Zero grad on single parameter

MariosOreo · March 18, 2019, 8:54am

Hi,

I just run your code snipper, but there is something wrong, it raised RuntimeError about call .backward on the computation graph which had been freed. And a.grad is still None except the first iteration, so it learned nothing.

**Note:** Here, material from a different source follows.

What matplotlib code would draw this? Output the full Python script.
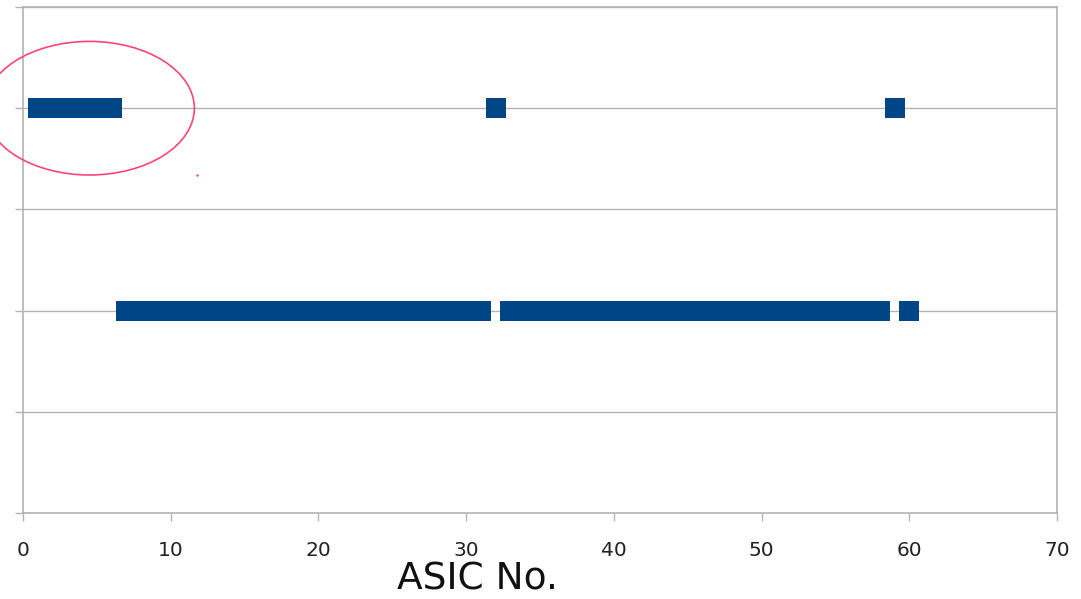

Additionally, your learning_rate is too high.
I write a snippet based on yours, and it works now.

 n = 70  # num of points
 # x is a tensor
 x = torch.linspace(0, 10, steps=n)
 k = torch.tensor(2.5)
 # y is a tensor
 y = k * x + 5 * torch.rand(n)

 # loss function
 def mse(y_hat, y):
     return ((y_hat - y) ** 2).mean()

 a = torch.tensor(-1., requires_grad=True)
 a = nn.Parameter(a)
 lr = 0.005

 for t in range(10):
     print(t, ':', a.grad, a.requires_grad)
     if a.grad is not None:
         a.grad.zero_()
     y_hat = a * x
     loss = mse(y_hat, y)
     loss.backward()
     #print(t, 'after backward:', a.grad, a.requires_grad, a.is_leaf)
     a = (a.data - lr * a.grad).requires_grad_(True)
     #print(t, 'after update:', a.requires_grad, a.is_leaf)

 plt.scatter(x, y)
 plt.scatter(x, y_hat.detach())
 plt.show()

You should calculate y_hat in the loop, otherwise, there will raise a RuntimeError mentioned above.
If you assign a directly in each iteration, a will only have grad in the first iteration since a will be a non_leaf Variable and its grad will be None.

forums_1

EDIT: oh, I forgot to zero a.grad and I have correct it in the snippet.